Jika manusia mampu mendengar, sekiranya mereka akan takjub mendengar simfoni lantunan dzikir semesta yang begitu merdu. Subhanallah.
Adakalanya dzikir semesta diiringi dengan lantunan kalam ilahi yang dibacakan di masjid dan surau-surau.
Suasan langit begitu teduh dan Bumi begitu hikmat mengikuti tasbih mahluk bumi.
Namun keadaan indah ini, tak berlangsung lama. Tak terasa waktu mengantarkan Ramadhan sampai pertengahan perjalanan. Setengah bulan lagi Ramadhan akan berlalu.
Begitulah waktu, terasa cepat berlalu tanpa kita sadari. Ramadhan yang dinanti-nanti akan pergi. Dan berganti bulan yang baru.
Setelah separuh perjalanan ini Ramadhan telah menancapkan beragam kesan kepada kita. Ada yang 'ngrupyuk' menyambut Ramadhan. Segenap jiwa raganya dicurahkan untuk beribadah di bulan Ramadhan, lalu ada juga yang menjumpai Ramadhan seadanya. Tidak ada persiapan spesial. Mereka menjalankan ibadah ala kadarnya. Tanpa mengharap progres diri secara maksimal.
Di lain sisi, ada yang melewatkan Ramadhan begitu saja. Mereka mengetahui kewajiban puasa di Ramadhan namun tidak melaksanakan ibadah tersebut.
Ketiga golongan tersebut berakar dari pemaknaan dan pengamalan dari surat Al Baqarah : 183 yang berbeda-beda.
Penekanan pada ayat tersebut pada seruan "Hai orang-orang yang beriman ....."
Sapaan Allah dalam firmannya menyebut orang-orang yang beriman. Tentu, orang mukmin yang merasa terpanggil akan melaksanakan perintah puasa tersebut. Sementara level iman setiap mukmin berbeda-beda.
Hal ini yang menjadi titik tolak perbedaan giat tidaknya si fulan atau fulanah beribadah di bulan Ramadhan. Seperti yang kita tahu, selain ibadah puasa wajib Allah telah melipatgandakan pahala ibadah lainnya.
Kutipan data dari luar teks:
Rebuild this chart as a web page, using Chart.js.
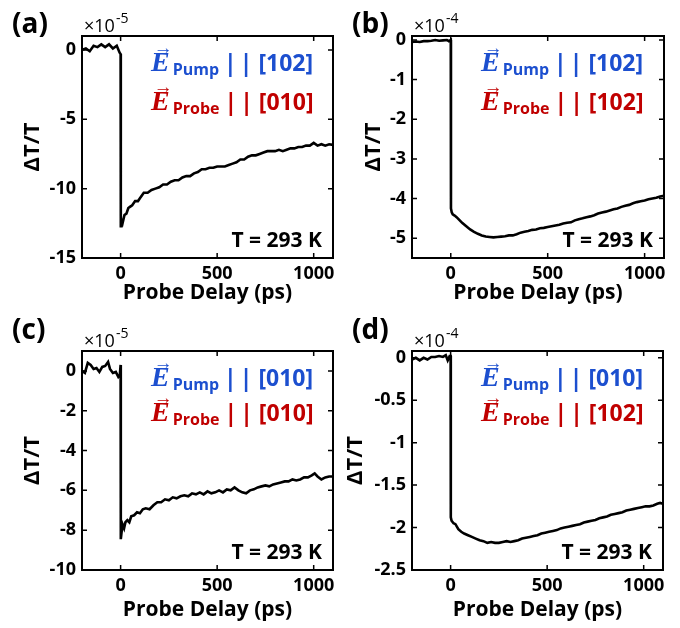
<!DOCTYPE html>
<html>
<head>
<meta charset="utf-8">
<script src="https://cdn.jsdelivr.net/npm/chart.js@4.4.0/dist/chart.umd.min.js"></script>
<style>
  body { margin: 0; background: #fff; }
  #wrap { position: relative; width: 680px; height: 628px; }
  canvas { position: absolute; }
</style>
</head>
<body>
<div id="wrap">
  <canvas id="pa" width="340" height="314" style="left:0;top:0"></canvas>
  <canvas id="pb" width="340" height="314" style="left:340px;top:0"></canvas>
  <canvas id="pc" width="340" height="314" style="left:0;top:314px"></canvas>
  <canvas id="pd" width="340" height="314" style="left:340px;top:314px"></canvas>
</div>
<script>
(() => {
  'use strict'

  // ---- data (delay in ps, dT/T in units of the panel exponent) ----
  const delayA = [-200,-180,-160,-140,-120,-100,-80,-60,-40,-20,-5,0,1,5,10,20,30,40,50,60,75,90,100,120,140,160,180,200,220,240,260,280,300,320,340,360,380,400,420,440,460,480,500,520,540,560,580,600,620,640,660,680,700,720,740,760,780,800,820,840,860,880,900,920,940,960,980,1000,1020,1040,1060,1080,1100];
  const signalA = [0.0,0.1,-0.1,0.3,0.2,0.4,0.2,0.4,0.1,0.3,-0.2,-0.3,-12.8,-12.3,-12.5,-11.9,-11.8,-11.4,-11.3,-11.2,-10.9,-10.9,-10.7,-10.3,-10.3,-10.1,-10.0,-9.9,-9.7,-9.7,-9.5,-9.4,-9.4,-9.2,-9.1,-9.1,-8.9,-8.8,-8.6,-8.6,-8.5,-8.5,-8.4,-8.4,-8.4,-8.3,-8.2,-8.1,-7.9,-7.9,-7.7,-7.6,-7.6,-7.5,-7.4,-7.3,-7.3,-7.3,-7.2,-7.3,-7.2,-7.1,-7.1,-7.0,-7.0,-6.9,-6.9,-6.7,-6.9,-6.8,-6.9,-6.8,-6.85];

  const delayB = [-200,-180,-160,-140,-120,-100,-80,-60,-40,-20,-10,0,1,5,10,20,30,40,50,60,80,100,120,140,160,180,200,220,240,260,280,300,320,340,360,380,400,420,440,460,480,500,520,540,560,580,600,620,640,660,680,700,720,740,760,780,800,820,840,860,880,900,920,940,960,980,1000,1020,1040,1060,1080,1100];
  const signalB = [-0.05,-0.04,-0.05,-0.03,-0.03,-0.02,0.0,-0.02,-0.01,0.0,-0.03,0.0,-4.25,-4.35,-4.4,-4.43,-4.47,-4.52,-4.57,-4.62,-4.70,-4.78,-4.84,-4.89,-4.93,-4.96,-4.97,-4.98,-4.97,-4.96,-4.95,-4.93,-4.93,-4.90,-4.86,-4.84,-4.82,-4.79,-4.78,-4.75,-4.74,-4.72,-4.70,-4.68,-4.66,-4.63,-4.61,-4.60,-4.55,-4.52,-4.50,-4.47,-4.45,-4.42,-4.38,-4.35,-4.33,-4.30,-4.27,-4.25,-4.21,-4.18,-4.16,-4.12,-4.09,-4.07,-4.05,-4.02,-4.00,-3.98,-3.95,-3.93];

  const delayC = [-200,-185,-170,-155,-140,-125,-110,-95,-80,-65,-55,-40,-25,-12,-4,0,1,5,10,18,25,35,45,55,70,85,100,115,130,150,170,190,210,230,250,270,290,310,330,350,370,390,410,430,450,470,490,510,530,550,570,590,610,630,650,670,690,710,730,750,770,790,810,830,850,870,890,910,930,950,970,990,1005,1020,1040,1060,1080,1100];
  const signalC = [0.0,-0.1,0.4,0.3,0.1,0.15,-0.05,0.2,0.25,0.45,0.1,-0.1,-0.05,-0.3,-0.2,0.3,-8.45,-8.1,-7.7,-7.9,-7.6,-7.5,-7.6,-7.3,-7.25,-7.1,-7.15,-6.95,-6.9,-6.95,-6.75,-6.6,-6.6,-6.45,-6.5,-6.35,-6.4,-6.3,-6.25,-6.3,-6.15,-6.2,-6.1,-6.2,-6.05,-6.15,-6.1,-6.0,-6.1,-5.95,-6.0,-5.85,-6.0,-6.1,-6.15,-6.0,-5.95,-5.85,-5.8,-5.75,-5.8,-5.7,-5.65,-5.6,-5.55,-5.55,-5.45,-5.5,-5.45,-5.35,-5.35,-5.25,-5.15,-5.3,-5.45,-5.35,-5.3,-5.3];

  const delayD = [-200,-180,-160,-140,-120,-100,-80,-60,-40,-25,-15,-5,0,1,5,15,25,40,55,70,90,110,130,150,170,190,210,230,250,270,290,310,330,350,370,390,410,430,450,470,490,510,530,550,570,590,610,630,650,670,690,710,730,750,770,790,810,830,850,870,890,910,930,950,970,990,1010,1030,1050,1070,1085,1100];
  const signalD = [-0.02,0.0,-0.03,0.0,-0.02,0.01,0.01,0.02,0.01,0.03,-0.03,0.02,0.02,-1.88,-1.92,-1.95,-1.96,-2.02,-2.05,-2.07,-2.09,-2.11,-2.13,-2.15,-2.16,-2.18,-2.17,-2.18,-2.18,-2.17,-2.16,-2.17,-2.16,-2.15,-2.13,-2.12,-2.11,-2.10,-2.09,-2.07,-2.06,-2.05,-2.04,-2.03,-2.01,-2.00,-1.99,-1.98,-1.97,-1.96,-1.94,-1.93,-1.92,-1.91,-1.89,-1.88,-1.87,-1.85,-1.84,-1.83,-1.82,-1.80,-1.79,-1.78,-1.77,-1.76,-1.75,-1.75,-1.74,-1.72,-1.71,-1.72];

  // ---- tick labels and axis ranges ----
  const xTicks = [0, 500, 1000];
  const yTicksA = [0, -5, -10, -15];
  const yTicksB = [0, -1, -2, -3, -4, -5];
  const yTicksC = [0, -2, -4, -6, -8, -10];
  const yTicksD = [0, -0.5, -1, -1.5, -2, -2.5];

  // ---- texts ----
  const panelLabels = ['(a)', '(b)', '(c)', '(d)'];
  const exponents = ['-5', '-4', '-5', '-4'];
  const pumpDirs = ['[102]', '[102]', '[010]', '[010]'];
  const probeDirs = ['[010]', '[102]', '[010]', '[102]'];
  const tempText = 'T = 293 K';

  const SANS = '"Open Sans", sans-serif';
  const BLUE = '#1c4fcf';
  const RED = '#c00000';

  // draws frame, inward ticks and the in-panel texts
  const decoPlugin = {
    id: 'deco',
    afterDraw(chart, args, o) {
      const c = chart.ctx;
      const a = chart.chartArea;
      const xs = chart.scales.x, ys = chart.scales.y;
      c.save();
      c.strokeStyle = '#000';
      c.lineWidth = 2;
      c.strokeRect(a.left, a.top, a.right - a.left, a.bottom - a.top);
      c.lineWidth = 1.5;
      c.beginPath();
      xs.ticks.forEach(t => {
        const p = xs.getPixelForValue(t.value);
        c.moveTo(p, a.bottom); c.lineTo(p, a.bottom - 5);
        c.moveTo(p, a.top); c.lineTo(p, a.top + 5);
      });
      ys.ticks.forEach(t => {
        const p = ys.getPixelForValue(t.value);
        c.moveTo(a.left, p); c.lineTo(a.left + 5, p);
        c.moveTo(a.right, p); c.lineTo(a.right - 5, p);
      });
      c.stroke();

      c.fillStyle = '#000';
      c.textBaseline = 'alphabetic';
      // panel label
      c.font = 'bold 28px ' + SANS;
      c.textAlign = 'left';
      c.fillText(o.label, 12, o.labelY);
      // x10^n
      c.font = '18px ' + SANS;
      c.fillText('\u00d710', a.left + 2, a.top - 4);
      const w10 = c.measureText('\u00d710').width;
      c.font = '14px ' + SANS;
      c.fillText(o.exp, a.left + 2 + w10 + 1, a.top - 13);

      // polarisation legend
      const drawLine = (color, sub, dir, y) => {
        let x = a.left + 69;
        c.fillStyle = color;
        c.font = 'bold italic 28px "Liberation Serif", serif';
        c.fillText('E', x, y);
        const wE = c.measureText('E').width;
        c.font = '19px ' + SANS;
        c.textAlign = 'center';
        c.fillText('\u2192', x + wE / 2 + 3, y - 17);
        c.textAlign = 'left';
        x += wE + 3;
        c.font = 'bold 16px ' + SANS;
        c.fillText(sub, x, y + 4);
        x += c.measureText(sub).width + 5;
        c.font = 'bold 23px ' + SANS;
        c.letterSpacing = '3px';
        c.fillText('||', x, y);
        x += c.measureText('||').width + 3;
        c.letterSpacing = '0px';
        c.fillText(dir, x, y);
      };
      drawLine(BLUE, 'Pump', o.pump, a.top + 35);
      drawLine(RED, 'Probe', o.probe, a.top + o.line2);

      // temperature
      c.fillStyle = '#000';
      c.font = 'bold 21px ' + SANS;
      c.textAlign = 'right';
      c.fillText(tempText, a.right - 11, a.bottom - 11);
      c.restore();
    }
  };

  const makePanel = (id, xs, ys, yMin, yMax, yTicks, box, text) => {
    const points = xs.map((x, i) => ({ x: x, y: ys[i] }));
    return new Chart(document.getElementById(id), {
      type: 'line',
      data: {
        datasets: [{
          data: points,
          borderColor: '#000',
          borderWidth: 2.6,
          pointRadius: 0,
          tension: 0,
          fill: false
        }]
      },
      options: {
        responsive: false,
        animation: false,
        layout: { padding: { left: 0, right: box.right, top: box.top, bottom: 0 } },
        plugins: { legend: { display: false }, tooltip: { enabled: false }, deco: text },
        scales: {
          x: {
            type: 'linear', min: -200, max: 1100,
            afterBuildTicks: s => { s.ticks = xTicks.map(v => ({ value: v })); },
            afterFit: s => { s.height = box.xh; },
            grid: { display: false, drawTicks: false },
            border: { display: false },
            ticks: { color: '#000', padding: 5, maxRotation: 0, font: { family: SANS, size: 18, weight: 'bold' }, callback: v => String(v) },
            title: { display: true, text: 'Probe Delay (ps)', color: '#000', padding: { top: 0, bottom: box.tb }, font: { family: SANS, size: 21, weight: 'bold' } }
          },
          y: {
            min: yMin, max: yMax,
            afterBuildTicks: s => { s.ticks = yTicks.map(v => ({ value: v })); },
            afterFit: s => { s.width = box.yw; },
            grid: { display: false, drawTicks: false },
            border: { display: false },
            ticks: { color: '#000', padding: 6, font: { family: SANS, size: 18, weight: 'bold' }, callback: v => String(v) },
            title: { display: true, text: '\u0394T/T', color: '#000', padding: { top: box.yt, bottom: 0 }, font: { family: SANS, size: 22, weight: 'bold' } }
          }
        }
      },
      plugins: [decoPlugin]
    });
  };

  makePanel('pa', delayA, signalA, -15, 1, yTicksA,
    { right: 7, top: 36, xh: 56, yw: 82, tb: 8, yt: 20 },
    { label: panelLabels[0], labelY: 33, exp: exponents[0], pump: pumpDirs[0], probe: probeDirs[0], line2: 74 });
  makePanel('pb', delayB, signalB, -5.5, 0.1, yTicksB,
    { right: 16, top: 36, xh: 56, yw: 72, tb: 8, yt: 21 },
    { label: panelLabels[1], labelY: 33, exp: exponents[1], pump: pumpDirs[1], probe: probeDirs[1], line2: 74 });
  makePanel('pc', delayC, signalC, -10, 1, yTicksC,
    { right: 7, top: 37, xh: 58, yw: 82, tb: 5, yt: 20 },
    { label: panelLabels[2], labelY: 25, exp: exponents[2], pump: pumpDirs[2], probe: probeDirs[2], line2: 70 });
  makePanel('pd', delayD, signalD, -2.5, 0.08, yTicksD,
    { right: 17, top: 37, xh: 58, yw: 72, tb: 5, yt: 3 },
    { label: panelLabels[3], labelY: 25, exp: exponents[3], pump: pumpDirs[3], probe: probeDirs[3], line2: 70 });
})()
</script>
</body>
</html>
Seperti shalat, dzikir, sedekah, zakat, bahkan tidur di waktu puasa mendapat pahala.
Mukmin yang 'grupyuk' ini tentu akan lebih menghiasi hari-harinya dengan ibadah pendukung lainnya. Bentuk ibadah ini terlihat dari kuantitas ibadahnya secara lahir lebih rajin dari tipe dua dan tiga.
Jika ditanya kesan Ramadha pada tiga tipe ini jawabannya luar biasa, biasa, atau sama saja dengan bulan lainnya.
Lantas, ketika muncul kelakar dari seseorang. "Ramadhan kali ini biasa ya, tidak seramai tahun lalu ?"
Jawabannya kembali pada hati setiap muslim. Bagaimana dia memposisikan diri di bulan Ramadhan. Apakah berada di tipe satu, dua atau tiga?
Mari kita bermuhasabah bertanya pada sanubari, dimana kita letakan Ramadhan? Apakah dalam hati yang penuh kecintaan atau bukan?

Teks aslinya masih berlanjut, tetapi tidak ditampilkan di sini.